Il poeta aveva chiarito che la sua poesia era «rappresentazione» e in questa definizione aveva convogliato proprio le componenti che derivarono dalla sua passione e dall’esercizio  nei campi dell’arte e del cinema, sia a proposito della nozione temporale  di “presente” sia di “sguardo”, che contempla, crea emozione, rinnova la memoria del passato e, sempre con Gardini, «rinnova lo sguardo», che «riconoscendo, assegna valore; impreziosisce, estetizza perfino. E il quotidiano, il banale, il contingente si eleva in rito; la rusticità sa un po’ di Parigi o di Londra, la stalla di salotto chic». Nella Camera entrano la Storia, in cui si confrontano civiltà contadina e cittadina, esperienza e coscienza politica e morale, verità sociale e colore d’epoca, quotidianità e eccezionalità; le vicende non sono tanto rivissute cronologicamente (benché i capitoli del romanzo scandiscano gli anni, pur attraverso un procedimento epifanico e apparentemente libero dal procedere cronologico o documentaristico), ma con quell’«affetto per la realtà raccontata», che giustamente Nicola Gardini sottolinea, ascrivendolo a uno dei grandi meriti dell’opera.

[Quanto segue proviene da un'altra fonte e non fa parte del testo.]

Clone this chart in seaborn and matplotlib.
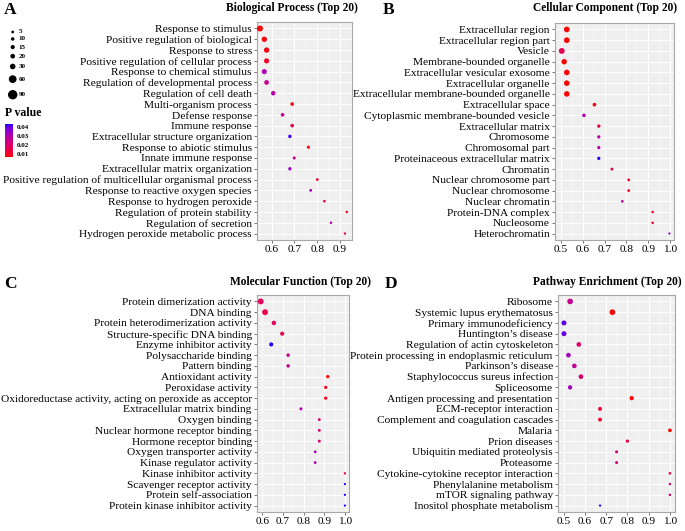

«Affetto per la realtà» era ciò che Bertolucci assegnava, insieme allo «spirito del tempo», all’arte cinematografica e riteneva fosse pregio dei film da lui visti con sguardo complice e appassionato da cinephile. Con l’«affetto della realtà» egli abbracciò tutto: Casarola e l’Appennino profondo, la casa degli avi tra i castagni, il padre intraprendente e la madre inquieta, le proprie infanzia e giovinezza; Parma e il tram verde, i ponti e la campagna; l’amore per  Ninetta, la vita con lei e con i figli bambini; la Versilia dell’amore e delle vacanze; i fatti pubblici e privati dallo sciopero agrario del 1908 alle violenze fasciste al doloroso rastrellamento nazista del luglio 1944. Inseriti nel moto circolare delle stagioni e della natura universale, li abbracciò nella sua contemplazione epifanica e nella sua immaginazione nutrita dal vero, sì che, al pari di Monet, potè arrestare i battiti di luce e d’ombra irripetibili, l’ora subito fuggente, la meteorologia «emblema», con Garboli, «di resurrezione e di morte», il nascere, il prolungarsi e il consumarsi delle passioni e dei sentimenti, dalla felicità all’incanto, dal timore al dolore, il male della Storia e l’innocenza della favola, il quotidiano e il «dolce rumore» della vita.

[1] Attilio Bertolucci, Viaggio d’inverno 1955-1970, Prefazione di Giovanni Raboni, Milano, Garzanti, 2020.

[2] Attilio Bertolucci, La camera da letto, prefazione di Nicola Gardini, Milano, Garzanti, 2020.

[3] Cfr. Sara Cherin, Attilio Bertolucci. I giorni di un poeta, Milano, la salamandra, 1980, pp. 67-70.

[4] Cfr. Gabriella Palli Baroni, Attilio Bertolucci non le cose ma la vita, Immagini e parole. Roma 1929-1965, Roma, Campaiola Studio d’Arte, 2019.

[5] Si leggono ora in Attilio Bertolucci, Il viaggio di nozze. Versi inediti a cura di Gabriella Palli Baroni con disegni e acquerelli di Carlo Mattioli, Università degli Studi di Parma, Facoltà di Architettura, Mup, 2004.

[6] Cfr. Attilio Bertolucci Vittorio Sereni, Una lunga amicizia. Lettere 1938-1982, a cura di Gabriella Palli Baroni, prefazione di Giovanni Raboni, Milano, Garzanti, 1994, pp. 202-203.

[7] Attilio Bertolucci, Lezioni d’arte, Introduzione di Gabriella Palli Baroni, Milano, Rizzoli, 2011, p. 232. L’articolo fu pubblicato sul numero del giugno 1962.

[8] Il verso, che Bertolucci forse citò a memoria, appartiene al 5 Maggio di Alessandro Manzoni. La lezione esatta del v. è «in più spirabil aere».

[9]Cfr. la nota che Cesare Garboli appose ad Atilius in Falbalas. Immagini del Novecento, Milano, Garzanti, 1990, pp. 231-235.

[10] Si legge in Attilio e Ninetta Bertolucci, Il nostro desiderio di diventare rondini. Poesie e lettere, a cura di Gabriella Palli Baroni, Milano, Garzanti, 2020, p. 283.

[11] Niccolò Scaffai, Temporalità famigliare, in «Alias», 6 settembre 2020, p. 5.